Three-Phase States

Abstract

Experimental studies on FEs and related materials show that they are characterized by various heterophase states. Amongst the heterophase states that have been studied in the last decades, the three-phase states are of particular interest for a number of reasons. First, the three-phase states appear at almost equal volume densities of the free energy of the coexisting phases. This phase coexistence is often affected by an internal stress field [1, 2, 3, 4] caused by jumps in the unit-cell parameters at the first-order phase transition. Changes in temperature and molar concentration favour the appearance of the three-phase states in perovskite-type solid solutions [5, 6, 7, 8, 9] near the MPB. Second, the three-phase states in FEs and related materials are observed, as a rule, in fairly narrow temperature and molar-concentration ranges [1, 5, 6, 7, 8, 9, 10], under electric or mechanical fields [1] on certain directions, etc.
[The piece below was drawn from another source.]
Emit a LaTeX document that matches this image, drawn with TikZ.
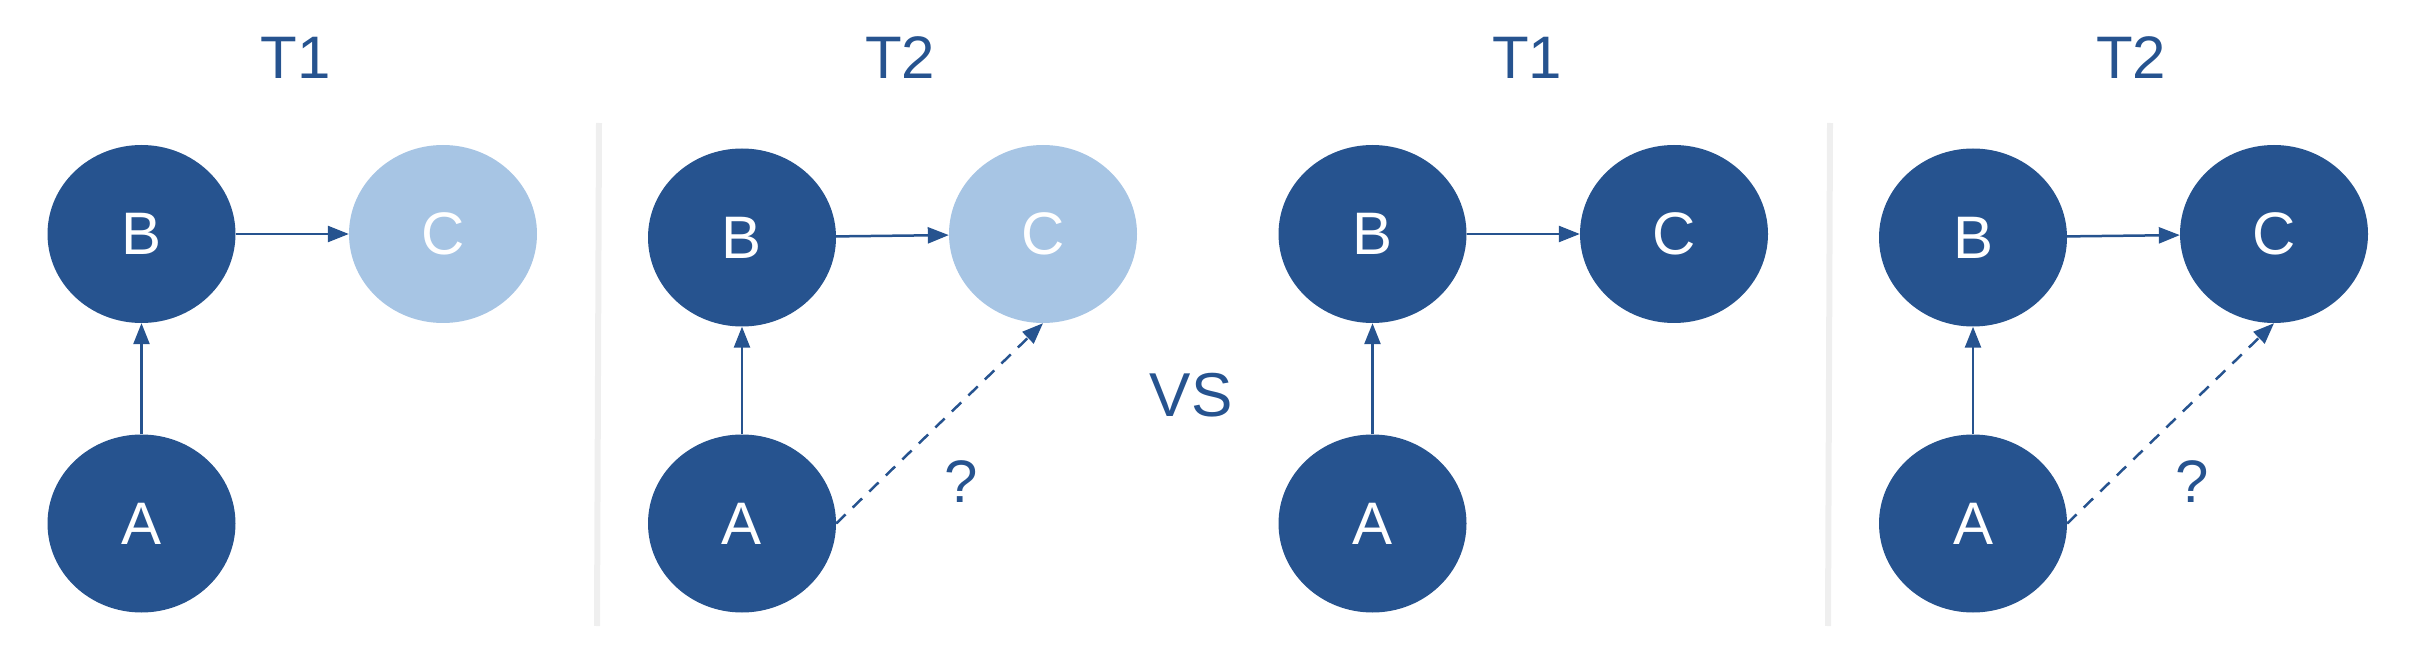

Third, the effective stress relief in the three-phase region promotes a decrease in the energy of the heterophase system as a whole and, thereby, plays an important role in the kinetics of the structural phase transitions. Fourth, the presence of the neighbouring phases with different types of domains (including the intermediate FE phases in PZT, PMN–xPT, PZN–xPT, and \((1 - x)\mathrm{BiFe{O}_{3}} - x{\mathrm{PbTiO}}_{3}\)) [5, 7, 8, 9, 10, 11] makes the problem of the three-phase states more complicated. This circumstance stimulates the study of possible variants of domain orientations and elastic matching to describe the phase coexistence.